UN eases sanctions on non-lethal aid to Libya

Associated Press

UNITED NATIONS (AP) — The U.N. Security Council voted Thursday to ease sanctions on non-lethal military equipment for the Libyan government but warned that the country is awash with illegal weapons.

A resolution adopted unanimously welcomed last July's national elections in Libya and the establishment of a General National Congress, but it expressed serious concern over escalating security incidents and reports of sexual violence and human rights violations.

The resolution, which extends the U.N. political mission in Libya for a year, also authorized the Security Council committee monitoring sanctions against Libya to lift an asset freeze against the Libyan Investment Authority and the Libyan Africa Investment Portfolio "as soon as practical" and ensure the assets are used to help Libya's people.

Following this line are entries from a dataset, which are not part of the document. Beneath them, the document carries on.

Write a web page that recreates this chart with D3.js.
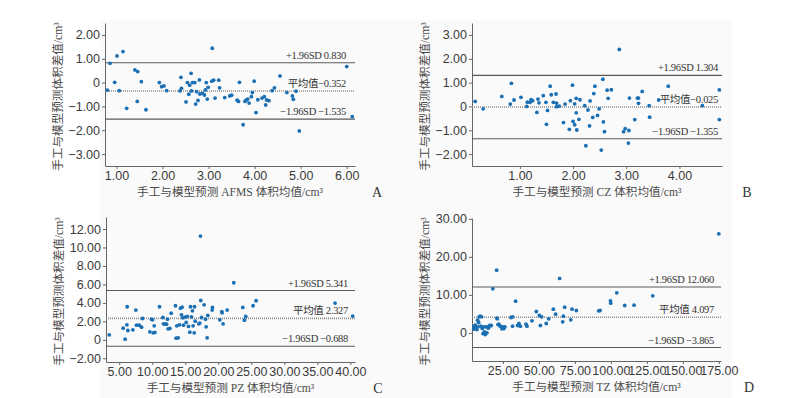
<!DOCTYPE html>
<meta charset="utf-8">
<style>
body{margin:0;background:#fff;}
svg{display:block;font-family:"Liberation Serif","Noto Sans CJK SC",serif;}
.tick text{fill:#3a3a3a;font-size:12.5px;}
.tick line,.domain{stroke:#666;}
.ttl{fill:#4a4a4a;font-size:11.6px;}
.lim{fill:#333;font-size:10.5px;letter-spacing:-0.3px;}
.tag{fill:#333;font-size:14px;}
</style>
<body>
<script src="https://cdn.jsdelivr.net/npm/d3@7"></script>
<script>
// A - AFMS
var afmsMean = [0.80,0.86,0.96,1.01,1.06,1.14,1.22,1.40,1.46,1.45,1.54,1.64,1.93,1.98,2.03,2.09,2.40,2.41,2.38,2.51,2.54,2.57,2.59,2.62,2.63,2.65,2.70,2.72,2.74,2.77,2.80,2.81,2.87,2.91,2.93,2.95,2.99,2.97,3.07,3.08,3.11,3.14,3.22,3.24,3.35,3.46,3.50,3.62,3.65,3.67,3.75,3.79,3.82,3.85,3.88,3.93,3.95,3.99,4.03,4.07,4.16,4.21,4.24,4.26,4.31,4.38,4.43,4.55,4.70,4.82,4.84,4.90,4.97,6.00,6.12];
var afmsDiff = [-0.32,0.81,0.01,1.12,-0.34,1.30,-1.08,0.53,0.46,-0.79,0.04,-1.14,0.00,-0.17,-0.14,-0.34,0.22,-0.24,-0.35,-0.81,0.00,-0.49,-0.11,0.39,-0.35,0.00,0.00,-0.90,-0.38,-0.75,0.11,-0.48,-0.45,-0.52,-0.31,0.00,-0.20,-0.69,0.06,1.44,0.10,-0.65,0.10,-0.22,-0.63,-0.56,-0.53,-0.74,-0.79,0.01,-1.77,-0.79,-0.73,-0.69,-0.86,-0.59,-0.42,0.06,-1.26,-0.72,-0.65,-0.59,-0.94,-0.73,-0.76,-0.34,-0.22,0.28,-0.42,-0.56,-0.70,-0.36,-2.03,0.67,-1.43];
// B - CZ
var czMean = [0.16,0.31,0.66,0.82,0.84,0.89,1.02,1.13,1.14,1.19,1.21,1.24,1.32,1.34,1.36,1.44,1.49,1.50,1.52,1.57,1.59,1.63,1.68,1.69,1.69,1.74,1.82,1.85,1.93,1.95,1.99,2.00,2.03,2.03,2.06,2.06,2.07,2.11,2.13,2.22,2.24,2.28,2.31,2.32,2.37,2.39,2.41,2.46,2.49,2.53,2.56,2.57,2.59,2.64,2.66,2.72,2.87,2.95,2.98,3.05,3.04,3.06,3.16,3.21,3.23,3.23,3.30,3.43,3.44,3.61,3.79,4.43,4.75,4.75];
var czDiff = [0.21,-0.10,0.42,0.10,0.97,0.27,0.38,0.00,0.18,0.17,0.28,0.24,-0.25,0.31,0.15,0.45,0.17,-0.75,-0.17,0.85,0.49,0.17,0.52,0.14,-0.01,0.01,-0.68,0.10,-0.96,0.24,0.89,-0.63,-0.77,0.11,0.34,-0.27,-0.99,-0.54,0.28,0.03,-1.65,-0.15,-0.82,0.23,-0.46,0.54,0.85,-0.38,-0.10,-1.83,1.14,-0.65,-1.06,0.68,0.34,0.70,2.39,-1.06,-0.93,-1.01,-1.54,0.35,-0.55,0.35,0.35,0.13,0.63,0.03,-0.45,0.27,0.85,0.03,0.69,-0.55];
// C - PZ
var pzMean = [3.49,5.6,5.9,6.16,6.21,6.31,7.07,7.52,7.62,8.03,8.38,8.53,9.64,9.89,10.04,10.14,10.30,10.40,11.10,11.61,11.71,11.96,12.16,12.31,12.41,12.67,12.87,13.52,13.62,13.72,13.93,14.13,14.28,14.43,14.53,14.63,14.73,14.98,15.14,15.29,15.49,15.69,15.79,15.94,16.09,16.19,16.35,16.40,16.50,17.05,17.20,17.30,17.35,17.46,17.86,18.06,18.16,18.31,18.41,19.07,19.12,20.23,20.53,20.58,20.73,21.34,22.35,23.71,23.96,24.16,25.27,25.73,37.68,40.35];
var pzDiff = [0.54,1.26,0.07,1.63,3.58,1.01,1.08,3.22,1.59,1.59,1.37,2.31,0.87,2.24,2.17,0.76,1.52,0.80,3.58,2.42,1.73,1.70,1.70,2.24,1.19,1.23,2.89,3.69,0.18,1.52,0.22,1.63,3.43,2.71,3.54,2.38,1.59,2.46,1.88,2.53,1.45,0.83,3.58,2.49,3.14,1.52,0.76,3.58,2.02,1.73,1.81,11.24,4.26,2.42,3.79,2.24,1.41,0.22,2.64,3.22,3.51,2.17,3.04,2.93,1.73,3.22,6.18,3.51,2.13,2.53,3.69,4.23,3.98,2.57];
// D - TZ
var tzMean = [4.8,4.8,5.5,5.8,6.9,7.4,7.6,8.1,8.5,9.2,9.7,10.2,10.6,11.1,11.8,12.2,12.7,13.4,13.9,14.8,15.3,16.0,16.9,18.0,20.6,20.8,21.1,21.5,22.2,23.1,23.8,24.3,25.0,25.7,26.4,30.6,31.7,31.7,33.8,35.2,36.1,37.1,41.0,41.7,45.2,48.2,50.3,51.0,51.9,55.1,56.8,60.0,61.6,64.4,66.5,67.0,67.9,72.1,73.0,76.0,91.5,92.5,99.7,99.9,104.1,109.6,116.1,129.1,175.0];
var tzDiff = [1.75,0.96,1.23,2.02,0.88,3.33,1.58,2.72,4.21,4.39,1.75,4.21,1.14,-0.18,1.58,0.26,-0.44,1.58,0.00,1.23,1.75,1.93,1.93,11.58,16.49,3.86,3.68,2.19,2.28,1.75,1.58,1.05,1.58,1.14,1.58,4.04,4.21,1.75,8.33,1.93,2.46,1.75,2.28,1.75,3.16,5.61,4.56,1.93,4.21,2.46,3.68,6.23,4.91,14.30,2.89,4.39,6.75,3.42,6.23,5.88,5.79,5.88,8.42,7.81,10.53,7.19,7.28,9.74,26.05];

// limits: upper, mean, lower
var limitsA = [0.830, -0.352, -1.535];
var limitsB = [1.304, -0.025, -1.355];
var limitsC = [5.341, 2.327, -0.688];
var limitsD = [12.060, 4.097, -3.865];
var labelsA = ["+1.96SD 0.830", "平均值−0.352", "−1.96SD −1.535"];
var labelsB = ["+1.96SD 1.304", "平均值−0.025", "−1.96SD −1.355"];
var labelsC = ["+1.96SD 5.341", "平均值 2.327", "−1.96SD −0.688"];
var labelsD = ["+1.96SD 12.060", "平均值 4.097", "−1.96SD −3.865"];

var xTicksA = [1,2,3,4,5,6], yTicksA = [2,1,0,-1,-2,-3];
var xTicksB = [1,2,3,4], yTicksB = [3,2,1,0,-1,-2];
var xTicksC = [5,10,15,20,25,30,35,40], yTicksC = [12,10,8,6,4,2,0,-2];
var xTicksD = [25,50,75,100,125,150,175], yTicksD = [30,20,10,0];

var yTitle = "手工与模型预测体积差值/cm³";

var panels = [
  {mean: afmsMean, diff: afmsDiff, lim: limitsA, lab: labelsA, xt: xTicksA, yt: yTicksA,
   xd: [0.75, 6.18], yd: [-3.5, 2.5], l: 105, r: 355, t: 23, b: 166, lr: 346,
   title: "手工与模型预测 AFMS 体积均值/cm³", tag: "A", tagX: 377},
  {mean: czMean, diff: czDiff, lim: limitsB, lab: labelsB, xt: xTicksB, yt: yTicksB,
   xd: [0.1, 4.8], yd: [-2.5, 3.5], l: 472, r: 722, t: 23, b: 166, lr: 718,
   title: "手工与模型预测 CZ 体积均值/cm³", tag: "B", tagX: 747},
  {mean: pzMean, diff: pzDiff, lim: limitsC, lab: labelsC, xt: xTicksC, yt: yTicksC,
   xd: [3, 40.7], yd: [-2.4, 13.3], l: 106, r: 355, t: 217, b: 362, lr: 348,
   title: "手工与模型预测 PZ 体积均值/cm³", tag: "C", tagX: 378},
  {mean: tzMean, diff: tzDiff, lim: limitsD, lab: labelsD, xt: xTicksD, yt: yTicksD,
   xd: [3.5, 176.5], yd: [-7.4, 30.2], l: 472, r: 721, t: 218, b: 361, lr: 714,
   title: "手工与模型预测 TZ 体积均值/cm³", tag: "D", tagX: 749}
];

var fmt = function(d){ return d === 0 ? "0" : d3.format(".2f")(d).replace("-", "−"); };

var svg = d3.select("body").append("svg").attr("width", 809).attr("height", 398);
svg.append("rect").attr("x", 100).attr("y", 20).attr("width", 632).attr("height", 378).attr("fill", "#fafafa");

panels.forEach(function(p){
  var x = d3.scaleLinear().domain(p.xd).range([p.l, p.r]);
  var y = d3.scaleLinear().domain(p.yd).range([p.b, p.t]);
  var g = svg.append("g");

  g.append("g").attr("transform", "translate(0," + p.b + ")")
    .call(d3.axisBottom(x).tickValues(p.xt).tickFormat(fmt).tickSize(3).tickSizeOuter(0).tickPadding(2));
  g.append("g").attr("transform", "translate(" + p.l + ",0)")
    .call(d3.axisLeft(y).tickValues(p.yt).tickFormat(fmt).tickSize(3).tickSizeOuter(0).tickPadding(2));

  g.selectAll(".ref").data(p.lim).enter().append("line")
    .attr("x1", p.l).attr("x2", p.r)
    .attr("y1", function(d){ return y(d); }).attr("y2", function(d){ return y(d); })
    .attr("stroke", function(d, i){ return i == 1 ? "#8c8c8c" : "#5a5a5a"; })
    .attr("stroke-width", function(d, i){ return i == 1 ? 1.6 : 1.1; })
    .attr("stroke-dasharray", function(d, i){ return i == 1 ? "1,1" : null; });

  g.selectAll(".lim").data(p.lim).enter().append("text")
    .attr("class", "lim")
    .attr("x", p.lr).attr("y", function(d){ return y(d) - 4; })
    .attr("text-anchor", "end")
    .text(function(d, i){ return p.lab[i]; });

  g.selectAll("circle").data(p.mean).enter().append("circle")
    .attr("cx", function(d){ return x(d); })
    .attr("cy", function(d, i){ return y(p.diff[i]); })
    .attr("r", 1.9).attr("fill", "#1b6fb3");

  g.append("text").attr("class", "ttl")
    .attr("x", (p.l + p.r) / 2).attr("y", p.b + 30)
    .attr("text-anchor", "middle").text(p.title);
  g.append("text").attr("class", "ttl")
    .attr("transform", "translate(" + (p.l - 43) + "," + ((p.t + p.b) / 2 + 2) + ") rotate(-90)")
    .attr("text-anchor", "middle").text(yTitle);
  g.append("text").attr("class", "tag")
    .attr("x", p.tagX).attr("y", p.b + 31)
    .attr("text-anchor", "middle").text(p.tag);
});
</script>
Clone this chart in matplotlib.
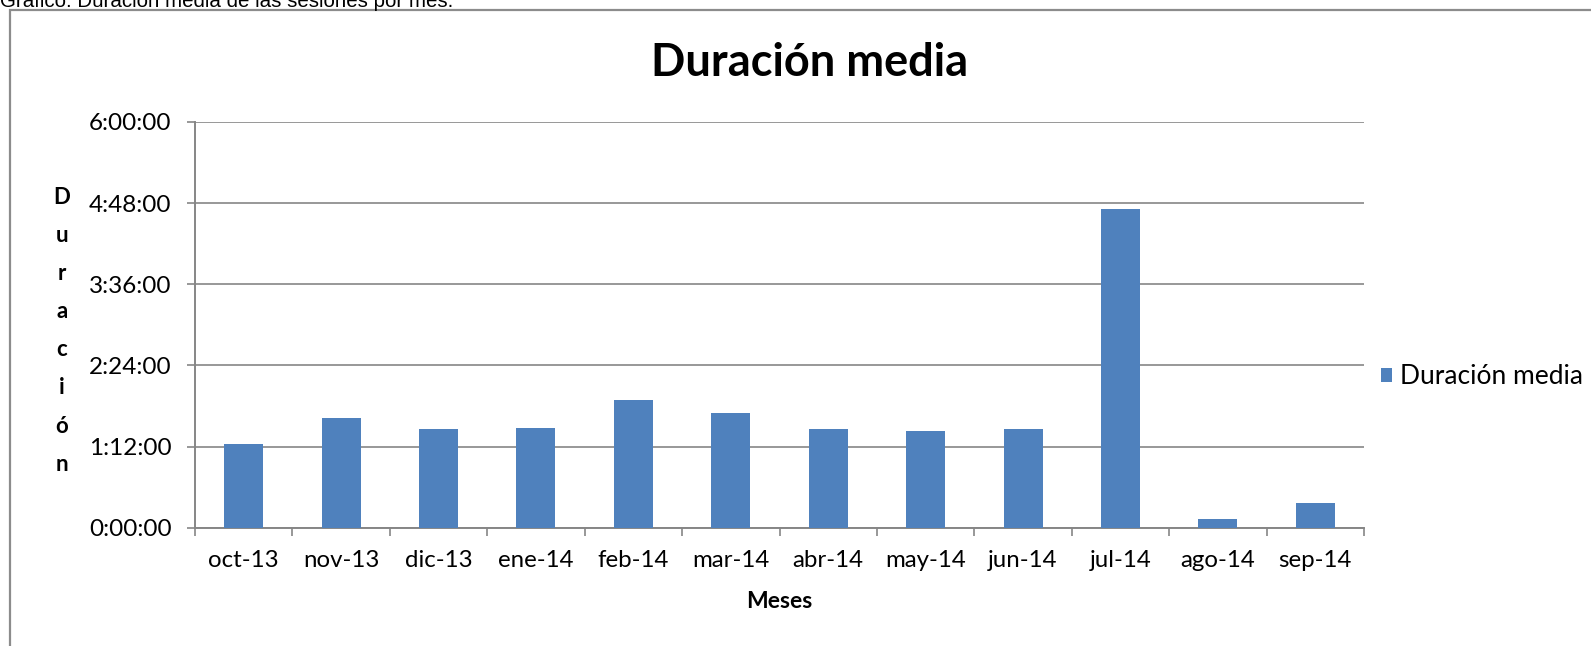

Before the vote, Tarek Mitri, who heads the U.N. mission, told the council that while the Libyan people have come a long way since dictator Moammar Gadhafi was ousted 17 months ago, "the security problem remains formidable."

Improving security is hampered by weak government institutions, poor coordination of security efforts and continuing mistrust of state security forces by many who fought in the revolution, most of whom remain armed, he said.

"The country remains awash with unsecured weapons and munitions that continue to pose a regional security risk, given Libya's porous borders," he said.

Mitri said the past few weeks have seen increasing political polarization over a proposed law with extensive criteria for holding public office, which led to armed intimidation of the General National Congress on March 5 and the attempted assassination of President Mohammed el-Megarif.

The Security Council decided that Libya will no longer have to seek approval from the sanctions committee to import non-lethal military equipment "intended solely for humanitarian or protective use" or for related technical assistance and training. It also decided that Libya doesn't need to notify and wait for approval from the sanctions committee to import such equipment, assistance and training "when intended solely for security or disarmament assistance to the Libyan government."

The resolution expressed concern at the illicit proliferation of all arms — especially heavy and light weapons and shoulder-fired anti-aircraft missiles — from Libya and "its negative impact on regional and international peace and security."

The council also expressed serious concern at reports of sexual violence in prison and detention facilities and the lack of justice for detainees, many held since the revolution. It called on the Libyan government to promote and protect human rights and ensure that all violators are held accountable.

Prime Minister Ali Zidan, who met President Barack Obama in Washington before coming to New York to address the council, said he wanted to reassure the international community that Libya is moving steadily and confidently towards establishing a democratic country that respects the rule of law and human rights.

"The security challenges we meet today are enormous and difficult but ... we have moved forward in controlling weapons from and into Libya," he said.

Zidan said the government has controlled its borders with Algeria, Niger, Chad, Sudan and Egypt and is training police, the military and a national guard that will take security responsibility outside urban areas. It also expects approval of a plan to revamp the justice system next week, he said.

The prime minister asked for international help in finding money hidden by the Gadhafi regime.